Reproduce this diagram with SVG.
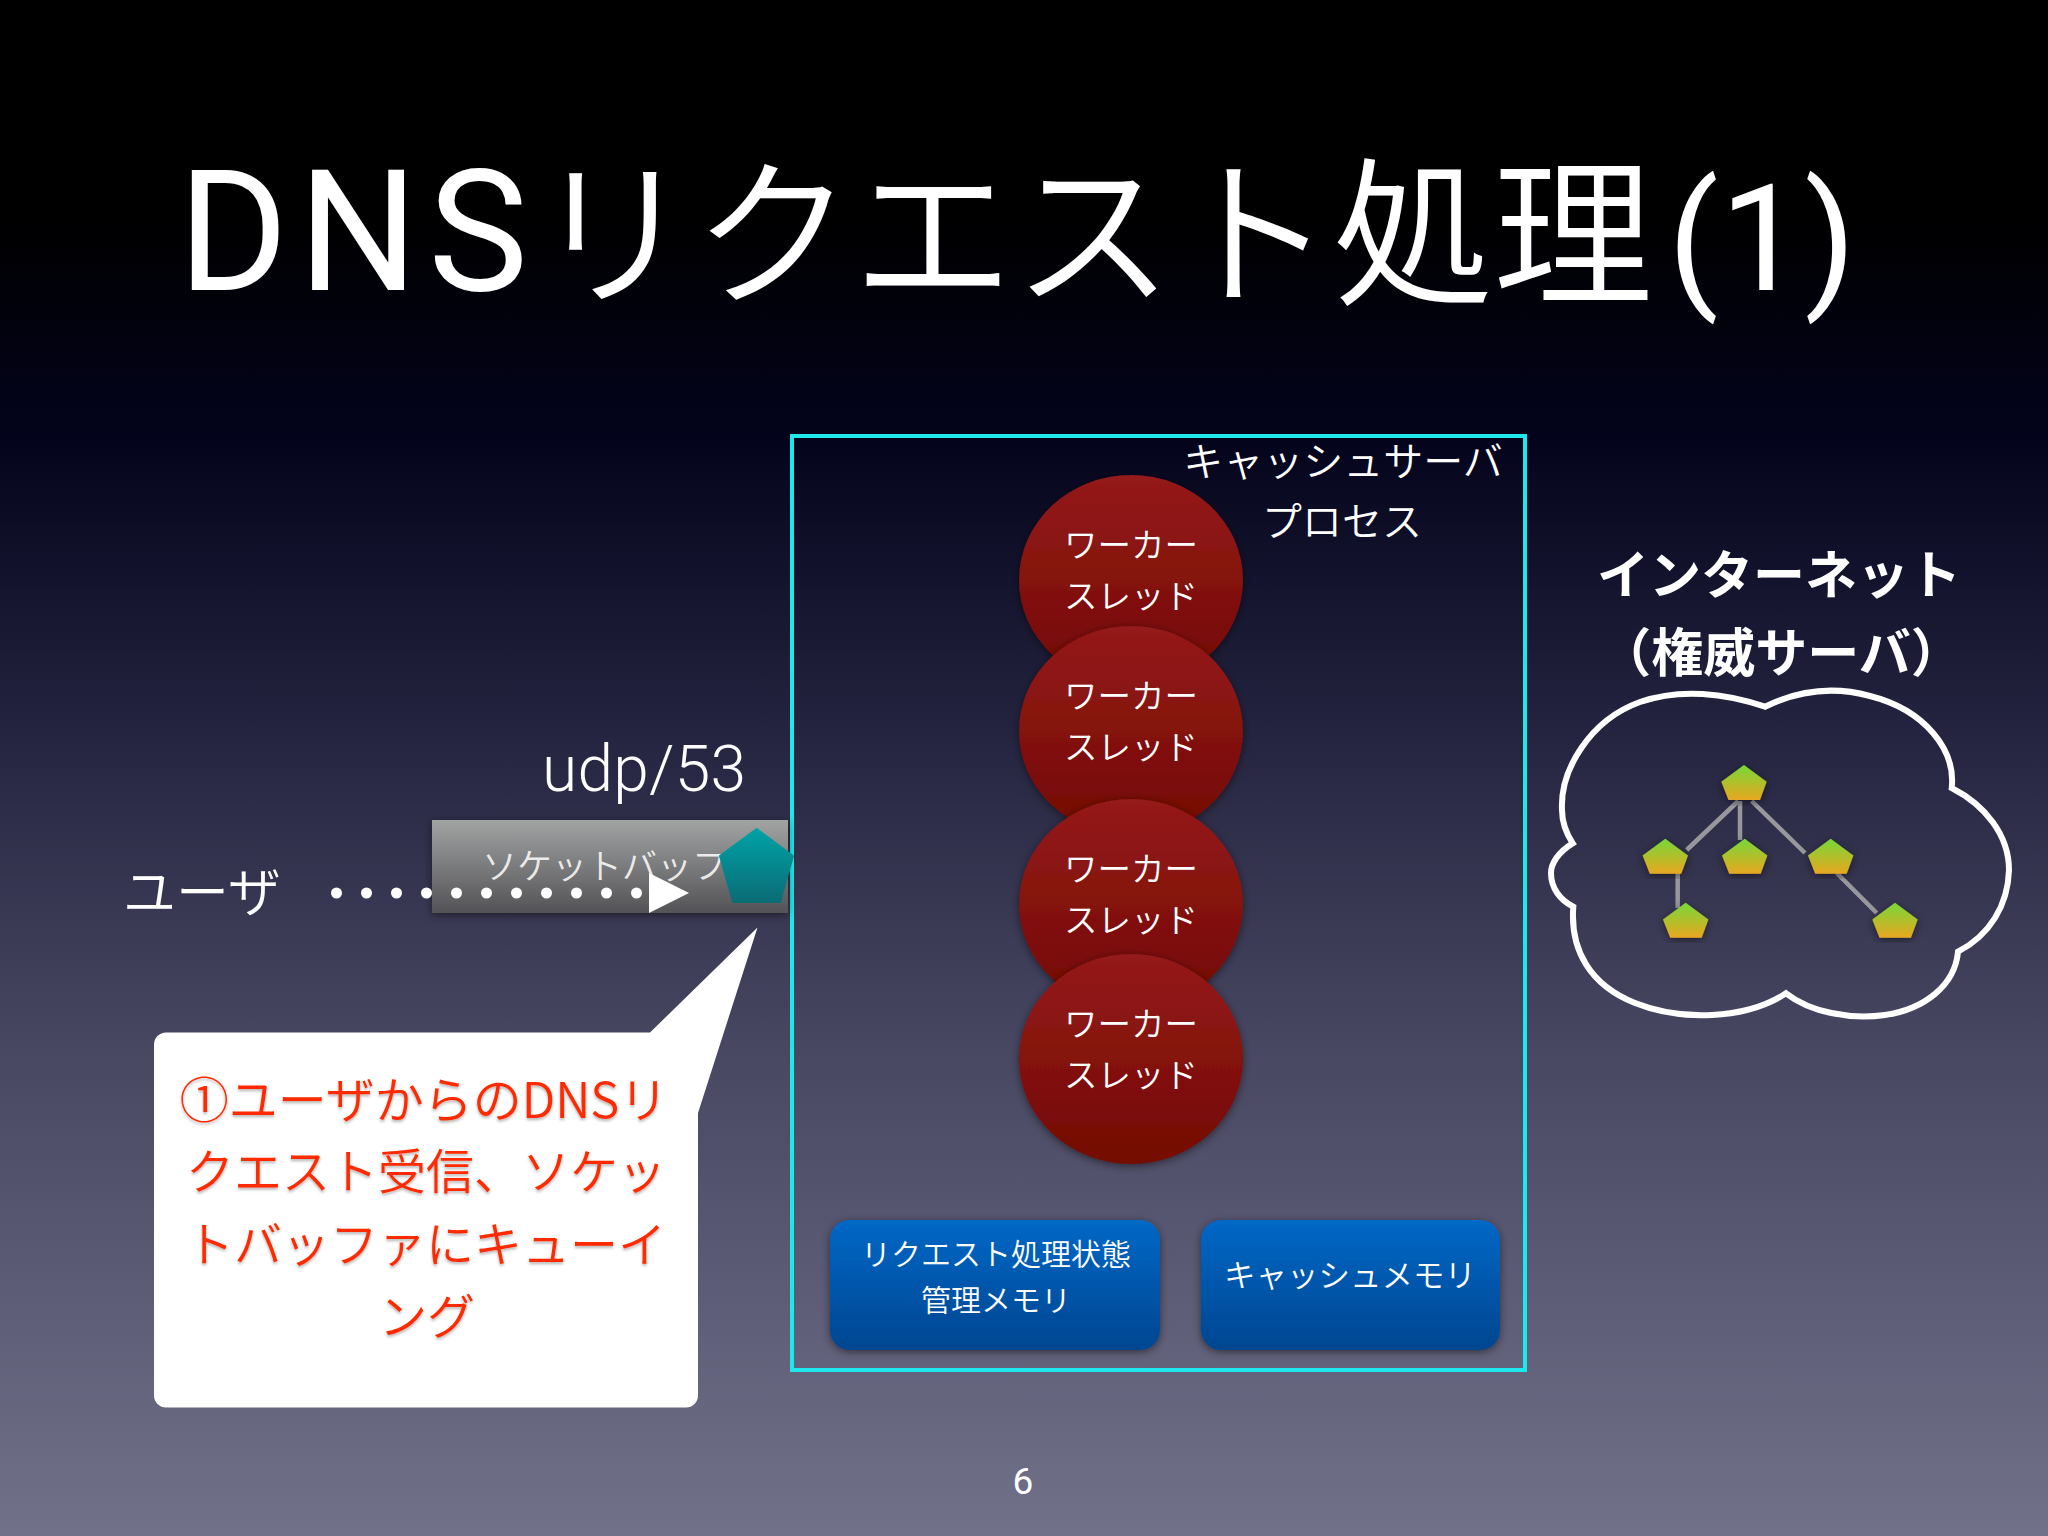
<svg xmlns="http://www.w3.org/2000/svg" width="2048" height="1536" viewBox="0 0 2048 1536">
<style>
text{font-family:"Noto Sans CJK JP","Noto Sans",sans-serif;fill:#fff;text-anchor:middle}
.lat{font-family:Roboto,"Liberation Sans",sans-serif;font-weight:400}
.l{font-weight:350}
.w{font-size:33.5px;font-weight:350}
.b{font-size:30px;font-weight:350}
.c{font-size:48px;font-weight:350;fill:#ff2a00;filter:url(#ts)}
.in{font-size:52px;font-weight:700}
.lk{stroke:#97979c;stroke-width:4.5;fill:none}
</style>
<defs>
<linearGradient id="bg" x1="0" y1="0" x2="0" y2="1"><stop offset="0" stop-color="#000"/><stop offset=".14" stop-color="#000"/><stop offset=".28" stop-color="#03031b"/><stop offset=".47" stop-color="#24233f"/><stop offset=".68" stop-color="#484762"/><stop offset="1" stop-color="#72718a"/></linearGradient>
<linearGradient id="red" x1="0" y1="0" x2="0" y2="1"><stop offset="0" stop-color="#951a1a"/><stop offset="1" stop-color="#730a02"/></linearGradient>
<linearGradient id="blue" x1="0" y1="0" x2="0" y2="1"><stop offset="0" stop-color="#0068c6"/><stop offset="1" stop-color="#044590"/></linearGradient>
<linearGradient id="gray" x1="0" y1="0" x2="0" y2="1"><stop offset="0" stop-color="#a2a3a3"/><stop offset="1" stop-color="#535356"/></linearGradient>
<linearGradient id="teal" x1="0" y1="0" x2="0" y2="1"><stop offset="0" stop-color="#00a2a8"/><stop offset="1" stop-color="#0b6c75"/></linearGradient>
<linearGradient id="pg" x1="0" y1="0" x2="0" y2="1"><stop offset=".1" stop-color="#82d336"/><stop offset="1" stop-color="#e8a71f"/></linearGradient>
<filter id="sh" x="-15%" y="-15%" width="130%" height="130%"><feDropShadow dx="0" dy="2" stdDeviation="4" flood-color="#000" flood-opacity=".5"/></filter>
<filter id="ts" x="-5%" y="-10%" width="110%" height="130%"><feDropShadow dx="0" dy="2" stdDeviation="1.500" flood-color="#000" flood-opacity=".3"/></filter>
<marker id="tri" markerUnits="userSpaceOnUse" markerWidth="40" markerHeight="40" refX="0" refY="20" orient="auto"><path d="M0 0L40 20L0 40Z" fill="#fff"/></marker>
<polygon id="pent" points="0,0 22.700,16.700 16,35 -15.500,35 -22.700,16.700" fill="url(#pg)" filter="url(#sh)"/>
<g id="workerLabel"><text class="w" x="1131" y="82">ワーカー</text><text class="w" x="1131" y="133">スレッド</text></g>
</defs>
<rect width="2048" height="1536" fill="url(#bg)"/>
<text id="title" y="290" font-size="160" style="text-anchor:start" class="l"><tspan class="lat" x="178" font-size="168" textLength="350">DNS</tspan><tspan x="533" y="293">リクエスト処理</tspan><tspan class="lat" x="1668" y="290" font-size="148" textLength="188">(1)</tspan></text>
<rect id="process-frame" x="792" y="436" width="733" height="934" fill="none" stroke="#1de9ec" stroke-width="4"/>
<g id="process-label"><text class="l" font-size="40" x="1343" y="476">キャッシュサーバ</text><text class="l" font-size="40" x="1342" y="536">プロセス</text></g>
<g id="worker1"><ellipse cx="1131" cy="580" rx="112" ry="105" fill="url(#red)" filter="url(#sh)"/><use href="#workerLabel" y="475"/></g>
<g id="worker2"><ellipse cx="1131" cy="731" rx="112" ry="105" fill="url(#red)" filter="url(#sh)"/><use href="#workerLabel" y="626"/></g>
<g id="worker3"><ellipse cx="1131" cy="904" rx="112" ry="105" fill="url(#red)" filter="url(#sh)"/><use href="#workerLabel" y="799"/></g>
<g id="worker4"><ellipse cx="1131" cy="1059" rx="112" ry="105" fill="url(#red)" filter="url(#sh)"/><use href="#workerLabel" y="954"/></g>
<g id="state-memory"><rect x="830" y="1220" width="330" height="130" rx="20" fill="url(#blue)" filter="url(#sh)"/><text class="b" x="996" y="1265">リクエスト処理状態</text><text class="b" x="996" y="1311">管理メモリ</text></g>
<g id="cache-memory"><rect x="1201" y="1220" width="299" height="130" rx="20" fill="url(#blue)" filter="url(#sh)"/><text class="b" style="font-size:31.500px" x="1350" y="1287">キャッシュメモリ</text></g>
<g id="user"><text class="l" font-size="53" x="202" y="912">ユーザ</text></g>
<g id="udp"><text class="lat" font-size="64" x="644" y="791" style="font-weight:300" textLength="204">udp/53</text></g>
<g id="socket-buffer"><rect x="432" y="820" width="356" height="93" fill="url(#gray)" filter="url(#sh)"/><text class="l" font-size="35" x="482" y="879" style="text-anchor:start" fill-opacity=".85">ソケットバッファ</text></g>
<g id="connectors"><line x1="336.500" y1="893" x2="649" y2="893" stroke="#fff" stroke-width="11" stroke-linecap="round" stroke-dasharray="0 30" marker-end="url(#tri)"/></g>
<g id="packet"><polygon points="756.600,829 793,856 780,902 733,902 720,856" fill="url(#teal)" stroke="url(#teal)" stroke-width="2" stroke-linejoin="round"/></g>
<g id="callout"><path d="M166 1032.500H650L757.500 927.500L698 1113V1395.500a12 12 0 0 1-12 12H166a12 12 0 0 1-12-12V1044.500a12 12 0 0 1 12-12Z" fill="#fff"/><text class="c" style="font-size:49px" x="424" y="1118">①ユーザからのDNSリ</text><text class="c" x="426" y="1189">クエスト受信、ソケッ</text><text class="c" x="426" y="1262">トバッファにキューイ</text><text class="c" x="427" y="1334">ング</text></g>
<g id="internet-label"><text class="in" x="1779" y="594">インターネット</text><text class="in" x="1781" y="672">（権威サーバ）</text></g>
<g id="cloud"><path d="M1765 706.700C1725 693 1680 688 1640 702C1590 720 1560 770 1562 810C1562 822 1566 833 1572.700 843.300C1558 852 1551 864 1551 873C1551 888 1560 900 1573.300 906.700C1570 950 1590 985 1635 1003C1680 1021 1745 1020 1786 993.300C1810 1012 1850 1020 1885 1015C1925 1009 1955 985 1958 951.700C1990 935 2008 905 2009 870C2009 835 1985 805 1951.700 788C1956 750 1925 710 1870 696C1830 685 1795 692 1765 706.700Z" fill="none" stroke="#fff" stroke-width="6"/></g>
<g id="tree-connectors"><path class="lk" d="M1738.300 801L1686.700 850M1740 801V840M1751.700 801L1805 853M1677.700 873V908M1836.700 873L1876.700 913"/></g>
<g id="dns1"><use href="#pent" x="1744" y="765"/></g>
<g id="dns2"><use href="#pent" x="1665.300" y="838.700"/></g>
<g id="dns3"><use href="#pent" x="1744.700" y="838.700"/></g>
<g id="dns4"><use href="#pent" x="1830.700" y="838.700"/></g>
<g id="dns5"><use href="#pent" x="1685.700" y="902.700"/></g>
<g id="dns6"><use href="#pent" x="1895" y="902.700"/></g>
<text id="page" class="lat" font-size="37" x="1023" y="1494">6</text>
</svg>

________________________

Reproduce all of the material above word for word. Omit the pictures.

Reproduce this diagram with SVG.
<svg xmlns="http://www.w3.org/2000/svg" width="2048" height="1536" viewBox="0 0 2048 1536">
<style>
text{font-family:"Noto Sans CJK JP","Noto Sans",sans-serif;fill:#fff;text-anchor:middle}
.lat{font-family:Roboto,"Liberation Sans",sans-serif;font-weight:400}
.l{font-weight:350}
.w{font-size:33.5px;font-weight:350}
.b{font-size:30px;font-weight:350}
.c{font-size:48px;font-weight:350;fill:#ff2a00;filter:url(#ts)}
.in{font-size:52px;font-weight:700}
.lk{stroke:#97979c;stroke-width:4.5;fill:none}
</style>
<defs>
<linearGradient id="bg" x1="0" y1="0" x2="0" y2="1"><stop offset="0" stop-color="#000"/><stop offset=".14" stop-color="#000"/><stop offset=".28" stop-color="#03031b"/><stop offset=".47" stop-color="#24233f"/><stop offset=".68" stop-color="#484762"/><stop offset="1" stop-color="#72718a"/></linearGradient>
<linearGradient id="red" x1="0" y1="0" x2="0" y2="1"><stop offset="0" stop-color="#951a1a"/><stop offset="1" stop-color="#730a02"/></linearGradient>
<linearGradient id="blue" x1="0" y1="0" x2="0" y2="1"><stop offset="0" stop-color="#0068c6"/><stop offset="1" stop-color="#044590"/></linearGradient>
<linearGradient id="gray" x1="0" y1="0" x2="0" y2="1"><stop offset="0" stop-color="#a2a3a3"/><stop offset="1" stop-color="#535356"/></linearGradient>
<linearGradient id="teal" x1="0" y1="0" x2="0" y2="1"><stop offset="0" stop-color="#00a2a8"/><stop offset="1" stop-color="#0b6c75"/></linearGradient>
<linearGradient id="pg" x1="0" y1="0" x2="0" y2="1"><stop offset=".1" stop-color="#82d336"/><stop offset="1" stop-color="#e8a71f"/></linearGradient>
<filter id="sh" x="-15%" y="-15%" width="130%" height="130%"><feDropShadow dx="0" dy="2" stdDeviation="4" flood-color="#000" flood-opacity=".5"/></filter>
<filter id="ts" x="-5%" y="-10%" width="110%" height="130%"><feDropShadow dx="0" dy="2" stdDeviation="1.500" flood-color="#000" flood-opacity=".3"/></filter>
<marker id="tri" markerUnits="userSpaceOnUse" markerWidth="40" markerHeight="40" refX="0" refY="20" orient="auto"><path d="M0 0L40 20L0 40Z" fill="#fff"/></marker>
<polygon id="pent" points="0,0 22.700,16.700 16,35 -15.500,35 -22.700,16.700" fill="url(#pg)" filter="url(#sh)"/>
<g id="workerLabel"><text class="w" x="1131" y="82">ワーカー</text><text class="w" x="1131" y="133">スレッド</text></g>
</defs>
<rect width="2048" height="1536" fill="url(#bg)"/>
<text id="title" y="290" font-size="160" style="text-anchor:start" class="l"><tspan class="lat" x="178" font-size="168" textLength="350">DNS</tspan><tspan x="533" y="293">リクエスト処理</tspan><tspan class="lat" x="1668" y="290" font-size="148" textLength="188">(1)</tspan></text>
<rect id="process-frame" x="792" y="436" width="733" height="934" fill="none" stroke="#1de9ec" stroke-width="4"/>
<g id="process-label"><text class="l" font-size="40" x="1343" y="476">キャッシュサーバ</text><text class="l" font-size="40" x="1342" y="536">プロセス</text></g>
<g id="worker1"><ellipse cx="1131" cy="580" rx="112" ry="105" fill="url(#red)" filter="url(#sh)"/><use href="#workerLabel" y="475"/></g>
<g id="worker2"><ellipse cx="1131" cy="731" rx="112" ry="105" fill="url(#red)" filter="url(#sh)"/><use href="#workerLabel" y="626"/></g>
<g id="worker3"><ellipse cx="1131" cy="904" rx="112" ry="105" fill="url(#red)" filter="url(#sh)"/><use href="#workerLabel" y="799"/></g>
<g id="worker4"><ellipse cx="1131" cy="1059" rx="112" ry="105" fill="url(#red)" filter="url(#sh)"/><use href="#workerLabel" y="954"/></g>
<g id="state-memory"><rect x="830" y="1220" width="330" height="130" rx="20" fill="url(#blue)" filter="url(#sh)"/><text class="b" x="996" y="1265">リクエスト処理状態</text><text class="b" x="996" y="1311">管理メモリ</text></g>
<g id="cache-memory"><rect x="1201" y="1220" width="299" height="130" rx="20" fill="url(#blue)" filter="url(#sh)"/><text class="b" style="font-size:31.500px" x="1350" y="1287">キャッシュメモリ</text></g>
<g id="user"><text class="l" font-size="53" x="202" y="912">ユーザ</text></g>
<g id="udp"><text class="lat" font-size="64" x="644" y="791" style="font-weight:300" textLength="204">udp/53</text></g>
<g id="socket-buffer"><rect x="432" y="820" width="356" height="93" fill="url(#gray)" filter="url(#sh)"/><text class="l" font-size="35" x="482" y="879" style="text-anchor:start" fill-opacity=".85">ソケットバッファ</text></g>
<g id="connectors"><line x1="336.500" y1="893" x2="649" y2="893" stroke="#fff" stroke-width="11" stroke-linecap="round" stroke-dasharray="0 30" marker-end="url(#tri)"/></g>
<g id="packet"><polygon points="756.600,829 793,856 780,902 733,902 720,856" fill="url(#teal)" stroke="url(#teal)" stroke-width="2" stroke-linejoin="round"/></g>
<g id="callout"><path d="M166 1032.500H650L757.500 927.500L698 1113V1395.500a12 12 0 0 1-12 12H166a12 12 0 0 1-12-12V1044.500a12 12 0 0 1 12-12Z" fill="#fff"/><text class="c" style="font-size:49px" x="424" y="1118">①ユーザからのDNSリ</text><text class="c" x="426" y="1189">クエスト受信、ソケッ</text><text class="c" x="426" y="1262">トバッファにキューイ</text><text class="c" x="427" y="1334">ング</text></g>
<g id="internet-label"><text class="in" x="1779" y="594">インターネット</text><text class="in" x="1781" y="672">（権威サーバ）</text></g>
<g id="cloud"><path d="M1765 706.700C1725 693 1680 688 1640 702C1590 720 1560 770 1562 810C1562 822 1566 833 1572.700 843.300C1558 852 1551 864 1551 873C1551 888 1560 900 1573.300 906.700C1570 950 1590 985 1635 1003C1680 1021 1745 1020 1786 993.300C1810 1012 1850 1020 1885 1015C1925 1009 1955 985 1958 951.700C1990 935 2008 905 2009 870C2009 835 1985 805 1951.700 788C1956 750 1925 710 1870 696C1830 685 1795 692 1765 706.700Z" fill="none" stroke="#fff" stroke-width="6"/></g>
<g id="tree-connectors"><path class="lk" d="M1738.300 801L1686.700 850M1740 801V840M1751.700 801L1805 853M1677.700 873V908M1836.700 873L1876.700 913"/></g>
<g id="dns1"><use href="#pent" x="1744" y="765"/></g>
<g id="dns2"><use href="#pent" x="1665.300" y="838.700"/></g>
<g id="dns3"><use href="#pent" x="1744.700" y="838.700"/></g>
<g id="dns4"><use href="#pent" x="1830.700" y="838.700"/></g>
<g id="dns5"><use href="#pent" x="1685.700" y="902.700"/></g>
<g id="dns6"><use href="#pent" x="1895" y="902.700"/></g>
<text id="page" class="lat" font-size="37" x="1023" y="1494">6</text>
</svg>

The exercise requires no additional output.